Pois é Rúbia, o Nabokov consegue mostrar ambos os lados da coisa. O escândalo que o livro causou não é injustificado, mas também não dá pra falar sem matizar a questão, até porque existe muito mais coisa em ‘Lolita’ do que meramente o relacionamento entre um adulto e uma menor. Embora isso seja a característica número um com que o livro é taxado.

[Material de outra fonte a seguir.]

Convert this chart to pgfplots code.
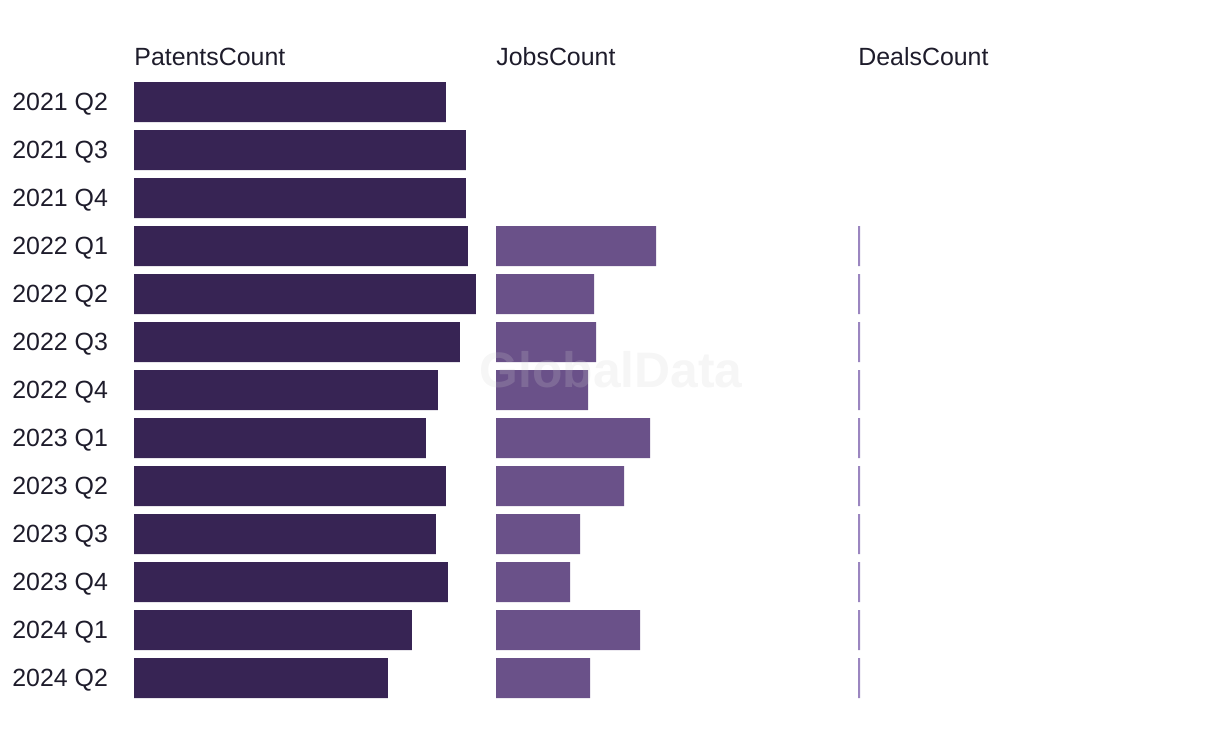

Bem lembrado de ‘O estrangeiro’, esse imbróglio moral, essa dúvida que nos faz pensar a respeito de certas coisas e certos julgamentos que fazemos são muito bons mesmo. Se tu gostou do livro do Camus, te indico para ler ‘A Família de Pascual Duarte’, do espanhol Camilo José Cela, que choca mais do que o livro de Camus pela visceralidade e crueza das descrições e das situações vivenciadas pelo pobre/vil Pascual Duarte.
Já tomei nota, vou ler sim. Iluminar e expandir…
Abs
Muito bem resenhado!
Peguei o livro para ler, estou na parte em q Humbert irá se casar com a mãe da Lolita para poder se aproximar mais da mesma. Muito louco, só quero ver aonde isso vai dar…
A tradução é do Jorio Dauster, li a entrevista q ele deu para o meia, muito boa!
Achei estranho o nome do cara Humbert Humbert, de ser repetido assim o.O
E fico me perguntando pq ele chama a Dolores de Lolita, é tão diferente do nome da menina -Dolores. ??
Tem umas passagens bem humoradas mesmo, no comecinho do livro já tem uma cena em que o Humbert vai tentar uma relação sexual com uma menina e de repente saiu dois banhistas na praia e não dá certo.
Fica divertido o livro. O interessante é a narração de como um pedófilo se sente, e sabe que age errado, conforme mostra a narração do livro em q o Humbert faz alguns questionamentos.